(Dataset entries)
-- START --
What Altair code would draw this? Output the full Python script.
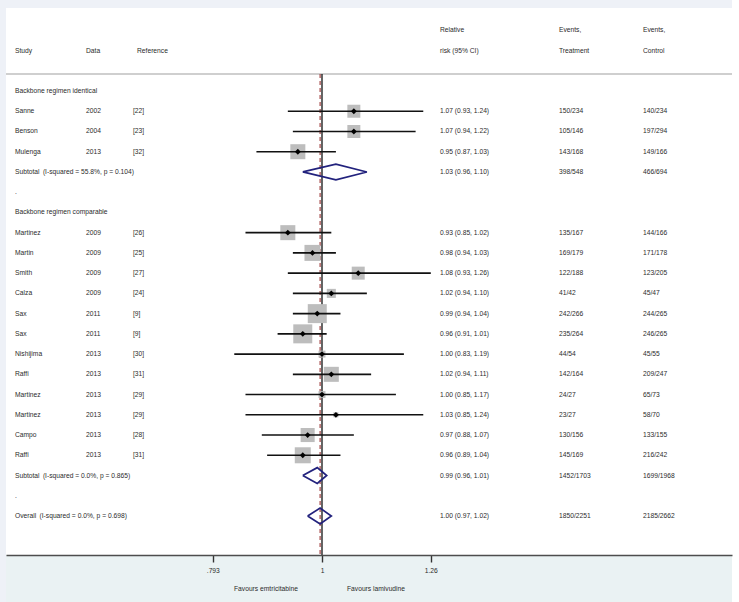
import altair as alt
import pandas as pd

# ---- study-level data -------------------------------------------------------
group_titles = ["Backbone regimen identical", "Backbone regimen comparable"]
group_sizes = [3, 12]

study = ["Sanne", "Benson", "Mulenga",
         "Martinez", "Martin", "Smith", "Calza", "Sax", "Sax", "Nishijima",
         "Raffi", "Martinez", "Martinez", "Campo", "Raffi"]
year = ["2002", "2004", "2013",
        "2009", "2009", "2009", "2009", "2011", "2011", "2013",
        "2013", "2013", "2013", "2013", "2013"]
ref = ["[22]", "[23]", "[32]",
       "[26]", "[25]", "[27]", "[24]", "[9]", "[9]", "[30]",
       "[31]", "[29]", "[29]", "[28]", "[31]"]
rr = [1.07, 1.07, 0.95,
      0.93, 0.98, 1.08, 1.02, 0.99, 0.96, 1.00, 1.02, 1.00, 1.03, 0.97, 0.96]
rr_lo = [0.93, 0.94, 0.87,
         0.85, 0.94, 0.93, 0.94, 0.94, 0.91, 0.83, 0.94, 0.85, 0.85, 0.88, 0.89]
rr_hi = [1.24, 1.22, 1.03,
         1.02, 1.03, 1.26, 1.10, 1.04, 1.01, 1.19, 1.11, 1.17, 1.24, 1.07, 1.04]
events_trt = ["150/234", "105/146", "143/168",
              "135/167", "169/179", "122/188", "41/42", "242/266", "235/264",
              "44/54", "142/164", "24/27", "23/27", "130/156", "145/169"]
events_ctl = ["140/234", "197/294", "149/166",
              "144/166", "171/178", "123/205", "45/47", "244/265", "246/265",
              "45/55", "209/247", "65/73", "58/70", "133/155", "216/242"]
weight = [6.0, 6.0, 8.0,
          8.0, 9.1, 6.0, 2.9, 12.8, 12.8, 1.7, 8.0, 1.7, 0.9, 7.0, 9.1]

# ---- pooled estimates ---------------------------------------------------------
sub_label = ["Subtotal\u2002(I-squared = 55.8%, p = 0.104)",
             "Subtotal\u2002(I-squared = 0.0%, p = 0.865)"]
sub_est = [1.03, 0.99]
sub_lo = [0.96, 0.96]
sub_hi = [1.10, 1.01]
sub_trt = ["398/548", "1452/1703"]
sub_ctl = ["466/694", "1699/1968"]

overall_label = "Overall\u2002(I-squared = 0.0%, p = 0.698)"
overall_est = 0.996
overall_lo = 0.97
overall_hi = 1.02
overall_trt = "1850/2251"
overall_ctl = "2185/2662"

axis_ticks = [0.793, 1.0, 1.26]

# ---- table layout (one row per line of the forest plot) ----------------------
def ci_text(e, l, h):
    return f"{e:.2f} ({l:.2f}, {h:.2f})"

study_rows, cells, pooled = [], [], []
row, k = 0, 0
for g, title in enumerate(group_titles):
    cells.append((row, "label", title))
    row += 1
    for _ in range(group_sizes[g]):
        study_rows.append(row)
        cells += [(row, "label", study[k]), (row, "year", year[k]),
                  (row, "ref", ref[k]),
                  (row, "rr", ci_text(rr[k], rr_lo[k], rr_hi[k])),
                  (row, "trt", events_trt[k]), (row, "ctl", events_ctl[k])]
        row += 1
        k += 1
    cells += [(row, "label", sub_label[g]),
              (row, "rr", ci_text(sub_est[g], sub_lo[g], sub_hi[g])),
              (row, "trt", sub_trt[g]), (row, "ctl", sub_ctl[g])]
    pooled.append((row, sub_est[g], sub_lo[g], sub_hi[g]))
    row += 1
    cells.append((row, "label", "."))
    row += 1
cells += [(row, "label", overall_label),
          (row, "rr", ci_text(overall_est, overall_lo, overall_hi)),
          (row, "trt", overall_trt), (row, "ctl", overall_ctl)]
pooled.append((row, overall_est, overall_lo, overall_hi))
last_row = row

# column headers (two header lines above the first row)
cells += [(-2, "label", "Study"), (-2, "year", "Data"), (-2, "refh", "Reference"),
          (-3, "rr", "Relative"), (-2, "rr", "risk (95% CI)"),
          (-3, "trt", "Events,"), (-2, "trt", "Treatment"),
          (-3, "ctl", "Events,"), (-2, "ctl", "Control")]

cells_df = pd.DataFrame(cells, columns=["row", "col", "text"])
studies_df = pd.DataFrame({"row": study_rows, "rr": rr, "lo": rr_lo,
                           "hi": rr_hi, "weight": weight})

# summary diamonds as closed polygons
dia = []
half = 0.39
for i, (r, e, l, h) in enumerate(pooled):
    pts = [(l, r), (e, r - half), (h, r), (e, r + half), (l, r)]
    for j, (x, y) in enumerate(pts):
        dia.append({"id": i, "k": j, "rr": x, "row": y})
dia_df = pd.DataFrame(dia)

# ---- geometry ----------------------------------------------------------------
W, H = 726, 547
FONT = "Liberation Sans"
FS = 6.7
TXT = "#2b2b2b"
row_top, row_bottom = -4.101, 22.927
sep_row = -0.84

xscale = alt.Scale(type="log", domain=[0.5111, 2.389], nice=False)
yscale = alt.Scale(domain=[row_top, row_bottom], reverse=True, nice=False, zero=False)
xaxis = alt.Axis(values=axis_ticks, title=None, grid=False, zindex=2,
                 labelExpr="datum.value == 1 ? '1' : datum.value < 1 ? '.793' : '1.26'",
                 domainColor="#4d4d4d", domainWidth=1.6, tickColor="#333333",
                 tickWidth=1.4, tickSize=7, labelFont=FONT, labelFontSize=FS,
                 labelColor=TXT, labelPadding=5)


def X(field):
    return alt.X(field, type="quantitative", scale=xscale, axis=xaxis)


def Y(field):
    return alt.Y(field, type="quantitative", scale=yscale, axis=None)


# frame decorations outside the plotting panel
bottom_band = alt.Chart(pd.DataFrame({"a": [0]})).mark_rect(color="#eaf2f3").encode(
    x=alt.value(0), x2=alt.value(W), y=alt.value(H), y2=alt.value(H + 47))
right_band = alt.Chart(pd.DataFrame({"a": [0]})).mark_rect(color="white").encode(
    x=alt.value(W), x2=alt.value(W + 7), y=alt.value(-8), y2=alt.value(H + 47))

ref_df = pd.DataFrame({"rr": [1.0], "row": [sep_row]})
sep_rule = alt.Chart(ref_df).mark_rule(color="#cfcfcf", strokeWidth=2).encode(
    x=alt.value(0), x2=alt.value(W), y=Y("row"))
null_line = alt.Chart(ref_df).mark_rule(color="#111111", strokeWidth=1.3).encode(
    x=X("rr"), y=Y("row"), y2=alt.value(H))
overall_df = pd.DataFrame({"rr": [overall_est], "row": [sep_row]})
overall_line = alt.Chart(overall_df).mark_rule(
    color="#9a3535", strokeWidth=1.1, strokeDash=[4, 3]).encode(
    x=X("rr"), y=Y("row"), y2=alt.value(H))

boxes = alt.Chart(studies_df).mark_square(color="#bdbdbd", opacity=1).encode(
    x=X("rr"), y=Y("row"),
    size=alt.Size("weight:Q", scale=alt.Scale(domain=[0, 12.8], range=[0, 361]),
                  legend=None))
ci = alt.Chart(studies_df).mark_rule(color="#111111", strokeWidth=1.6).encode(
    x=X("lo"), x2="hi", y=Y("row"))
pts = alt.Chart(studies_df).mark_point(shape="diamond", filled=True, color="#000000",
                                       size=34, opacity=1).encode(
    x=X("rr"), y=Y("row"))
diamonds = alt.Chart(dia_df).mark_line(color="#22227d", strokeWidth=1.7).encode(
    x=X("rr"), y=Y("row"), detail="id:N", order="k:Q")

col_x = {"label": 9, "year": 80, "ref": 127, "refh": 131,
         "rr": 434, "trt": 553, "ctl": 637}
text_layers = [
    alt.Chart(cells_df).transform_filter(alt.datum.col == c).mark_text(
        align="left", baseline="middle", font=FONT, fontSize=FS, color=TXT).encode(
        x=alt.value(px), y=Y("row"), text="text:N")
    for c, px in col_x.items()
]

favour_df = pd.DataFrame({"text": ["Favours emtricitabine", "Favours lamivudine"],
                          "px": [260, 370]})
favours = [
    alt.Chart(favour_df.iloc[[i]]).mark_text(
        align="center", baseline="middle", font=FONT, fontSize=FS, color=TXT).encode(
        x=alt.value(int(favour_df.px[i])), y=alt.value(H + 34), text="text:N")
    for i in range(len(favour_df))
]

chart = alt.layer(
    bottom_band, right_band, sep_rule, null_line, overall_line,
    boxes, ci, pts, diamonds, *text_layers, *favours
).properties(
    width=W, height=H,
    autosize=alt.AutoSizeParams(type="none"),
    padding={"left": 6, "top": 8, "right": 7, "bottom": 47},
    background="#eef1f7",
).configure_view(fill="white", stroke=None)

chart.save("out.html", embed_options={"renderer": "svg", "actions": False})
-- END --
-- START --
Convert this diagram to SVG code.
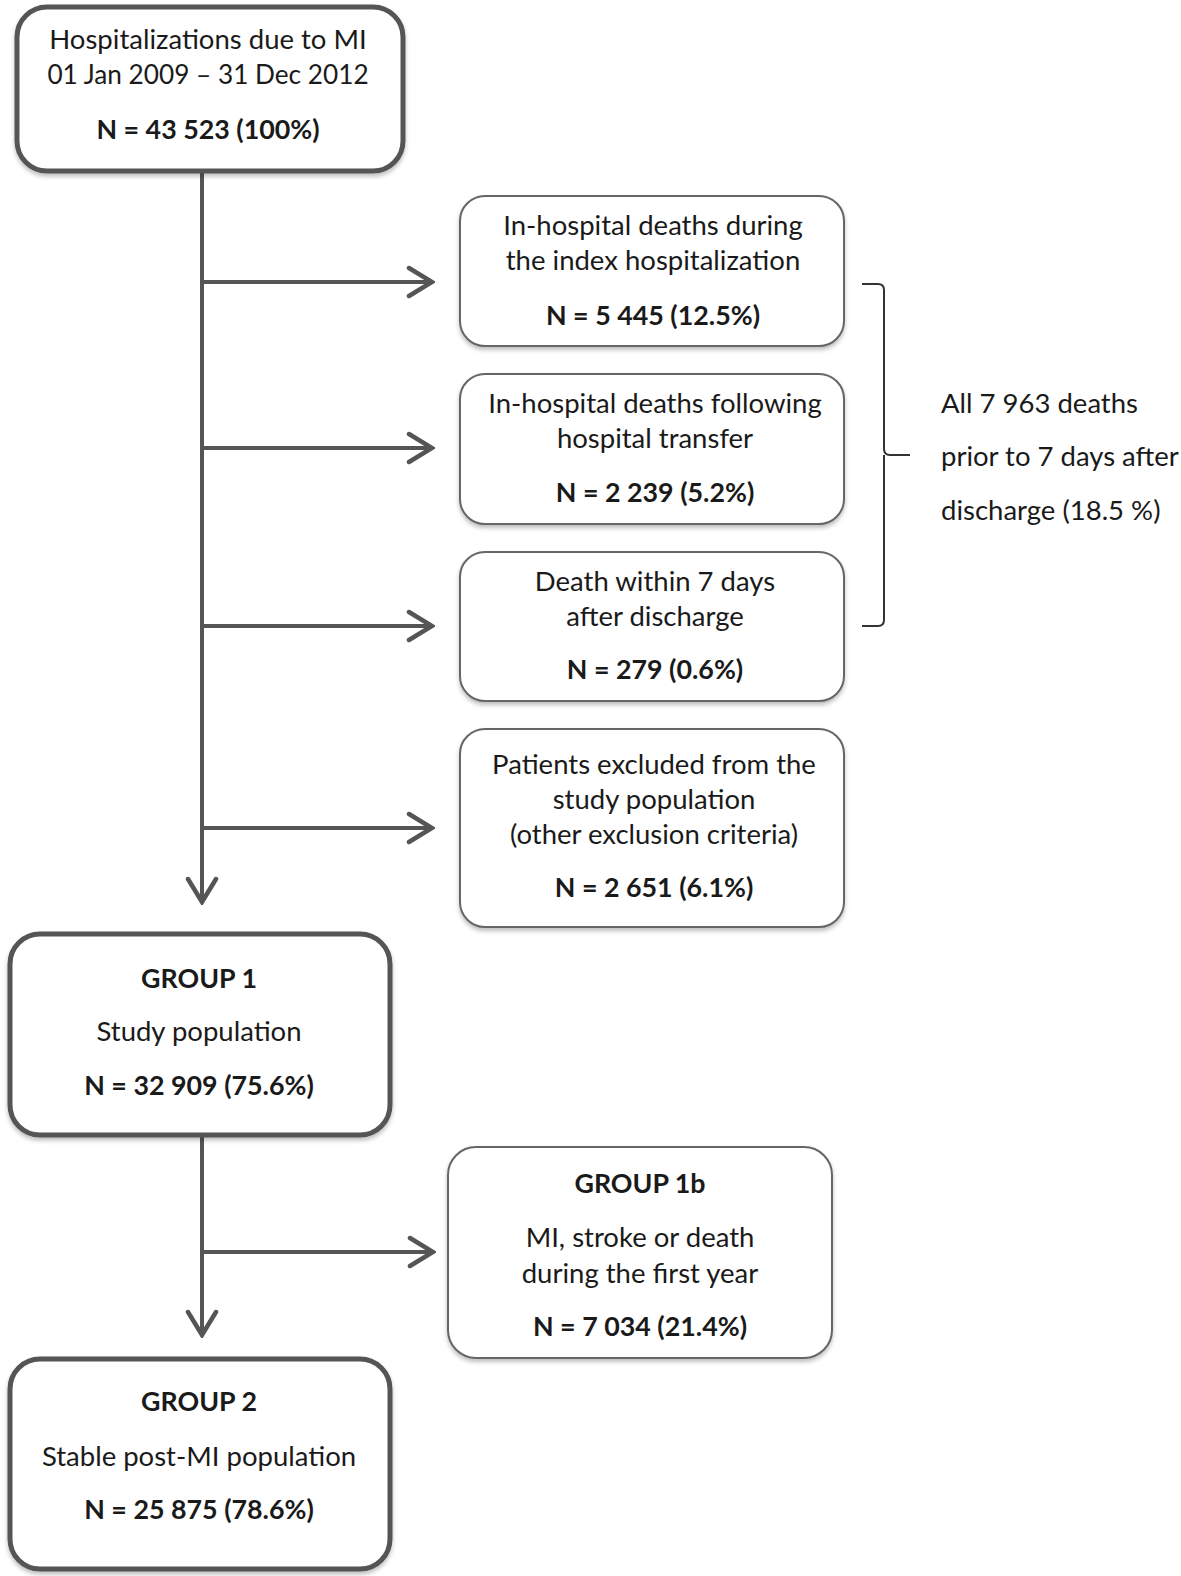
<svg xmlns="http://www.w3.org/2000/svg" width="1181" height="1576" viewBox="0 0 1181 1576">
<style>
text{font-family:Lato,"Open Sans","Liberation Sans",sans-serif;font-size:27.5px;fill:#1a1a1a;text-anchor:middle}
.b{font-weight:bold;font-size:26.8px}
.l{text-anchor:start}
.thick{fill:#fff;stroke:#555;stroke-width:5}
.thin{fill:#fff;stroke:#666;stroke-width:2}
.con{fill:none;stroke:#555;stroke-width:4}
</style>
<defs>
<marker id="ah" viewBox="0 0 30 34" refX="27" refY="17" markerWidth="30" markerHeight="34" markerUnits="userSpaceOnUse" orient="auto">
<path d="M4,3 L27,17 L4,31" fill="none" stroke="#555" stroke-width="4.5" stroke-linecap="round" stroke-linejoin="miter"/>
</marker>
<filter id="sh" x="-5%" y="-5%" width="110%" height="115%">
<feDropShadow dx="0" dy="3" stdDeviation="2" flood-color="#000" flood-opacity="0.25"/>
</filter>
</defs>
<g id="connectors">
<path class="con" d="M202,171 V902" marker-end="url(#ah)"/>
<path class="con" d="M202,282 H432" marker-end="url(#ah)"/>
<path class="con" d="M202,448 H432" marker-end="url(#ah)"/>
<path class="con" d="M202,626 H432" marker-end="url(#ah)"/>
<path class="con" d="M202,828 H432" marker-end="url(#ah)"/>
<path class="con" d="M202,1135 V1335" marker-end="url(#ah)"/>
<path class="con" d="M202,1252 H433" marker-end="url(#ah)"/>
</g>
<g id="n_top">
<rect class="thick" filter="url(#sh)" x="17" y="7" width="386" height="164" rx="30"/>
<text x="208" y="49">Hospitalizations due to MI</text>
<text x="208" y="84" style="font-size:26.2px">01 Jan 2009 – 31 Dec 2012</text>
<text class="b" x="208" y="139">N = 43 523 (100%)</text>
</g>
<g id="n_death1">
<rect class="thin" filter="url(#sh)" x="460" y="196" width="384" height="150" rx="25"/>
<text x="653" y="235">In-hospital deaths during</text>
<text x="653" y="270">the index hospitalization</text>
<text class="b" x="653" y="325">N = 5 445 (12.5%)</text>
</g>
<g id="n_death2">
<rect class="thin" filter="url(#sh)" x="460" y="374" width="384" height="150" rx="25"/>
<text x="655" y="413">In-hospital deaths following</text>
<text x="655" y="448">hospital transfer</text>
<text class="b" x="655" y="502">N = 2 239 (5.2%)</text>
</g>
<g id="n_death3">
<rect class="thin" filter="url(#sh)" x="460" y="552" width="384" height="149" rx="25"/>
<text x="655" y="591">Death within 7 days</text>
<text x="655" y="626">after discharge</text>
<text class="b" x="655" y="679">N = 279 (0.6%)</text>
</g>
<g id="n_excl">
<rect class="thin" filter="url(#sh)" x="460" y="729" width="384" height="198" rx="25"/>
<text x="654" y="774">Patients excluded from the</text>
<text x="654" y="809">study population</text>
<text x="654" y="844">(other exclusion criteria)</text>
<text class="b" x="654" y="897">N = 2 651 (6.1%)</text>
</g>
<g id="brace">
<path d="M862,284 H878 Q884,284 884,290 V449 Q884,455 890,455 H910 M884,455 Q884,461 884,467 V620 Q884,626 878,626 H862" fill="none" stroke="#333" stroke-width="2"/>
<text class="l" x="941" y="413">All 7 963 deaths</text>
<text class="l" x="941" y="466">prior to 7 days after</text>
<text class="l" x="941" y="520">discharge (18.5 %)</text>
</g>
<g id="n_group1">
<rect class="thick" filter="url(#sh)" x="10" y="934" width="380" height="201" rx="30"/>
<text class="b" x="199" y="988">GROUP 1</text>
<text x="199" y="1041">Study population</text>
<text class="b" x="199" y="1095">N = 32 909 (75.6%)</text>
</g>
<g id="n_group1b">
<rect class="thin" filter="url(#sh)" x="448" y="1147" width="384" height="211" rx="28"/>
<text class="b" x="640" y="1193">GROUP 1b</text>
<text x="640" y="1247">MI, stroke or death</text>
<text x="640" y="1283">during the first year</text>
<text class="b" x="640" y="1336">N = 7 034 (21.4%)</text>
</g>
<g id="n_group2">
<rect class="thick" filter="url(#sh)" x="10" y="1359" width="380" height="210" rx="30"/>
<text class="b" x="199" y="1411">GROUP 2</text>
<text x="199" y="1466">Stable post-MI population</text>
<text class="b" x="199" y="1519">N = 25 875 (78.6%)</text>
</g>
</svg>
-- END --
▶ **What is expected**
Start at the line that contains "What Altair code", stop at the line that contains "group_sizes = [3, 12]", and reproduce each line in that stretch exactly. Pictures are excluded.

▶ **Solution for this problem**
What Altair code would draw this? Output the full Python script.
import altair as alt
import pandas as pd

# ---- study-level data -------------------------------------------------------
group_titles = ["Backbone regimen identical", "Backbone regimen comparable"]
group_sizes = [3, 12]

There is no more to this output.